Updated: Dec 14, 2023

One possible approach to combating water shortages in affected communities is by integrating traditional and modern methods, harnessing the power of innovation while respecting indigenous knowledge.

ازمة المياه في اليمن. وكالة أنباء الصين
Water crisis in Yemen. China News Agency

According to a recent Human Rights Watch report, the parties to Yemen's conflict have exacerbated the country's water crisis since 2014, citing what the Taiz Governorate is witnessing of the Houthis' strong control over the governorate's water basins, and the use of that control as a weapon by preventing water from flowing to city residents, which is a violation of human rights.

Another prior Human Rights Watch report confirmed that water shortages in Yemen led to increasing instability and human rights violations, noting the disruptions in water supplies that Aden residents face.
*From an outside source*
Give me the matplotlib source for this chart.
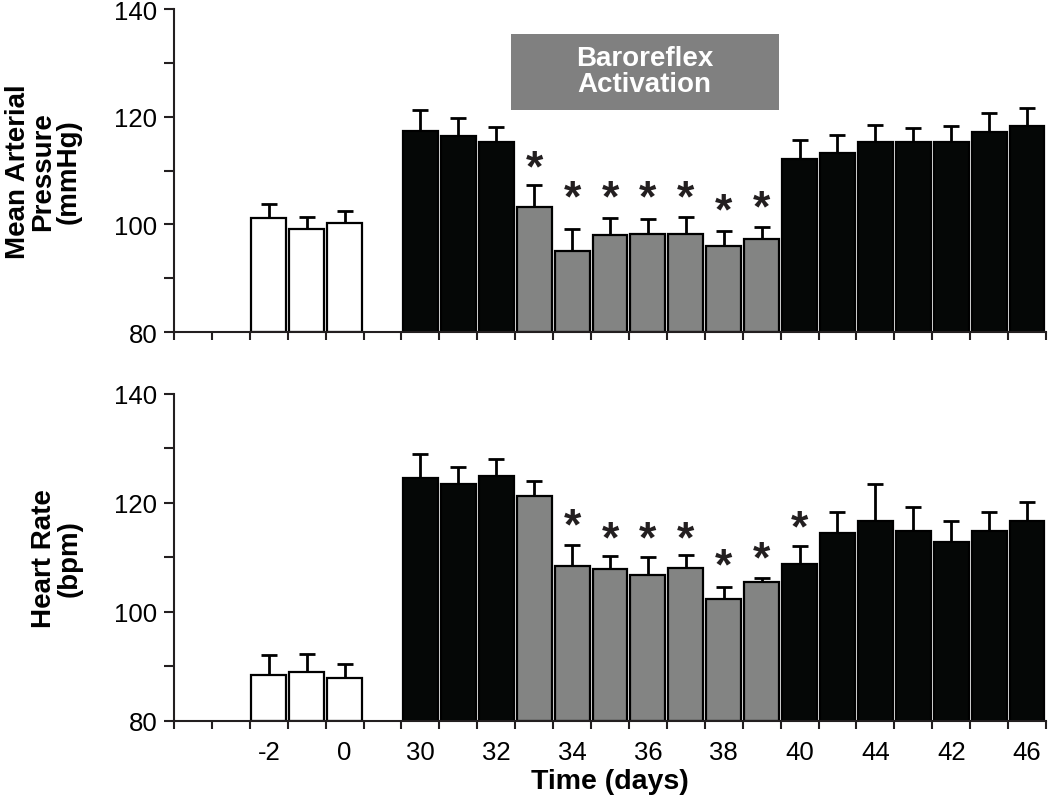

Yemen is one of the world's most water-stressed countries, with current groundwater withdrawals exceeding annual recharge. Water scarcity threatens the people not just directly, but also indirectly by hurting agricultural production and hence food security. Dwindling groundwater resources immediately endanger agricultural production because the sector utilizes 90% of the water removed, with home and industrial usage accounting for the remaining 8% and 2%, respectively.

Yemen also lacks the infrastructure for rainfall harvesting and groundwater replenishment. Because it runs unregulated into the sea, water that could have been used for groundwater replenishment or agricultural production is lost. In contrast, many areas of Yemen lack government water networks, especially the countryside and small towns. The population relies on community networks that they have created on their own or with the assistance of benefactors or non-governmental groups. Others rely on mobile water tankers to get their water.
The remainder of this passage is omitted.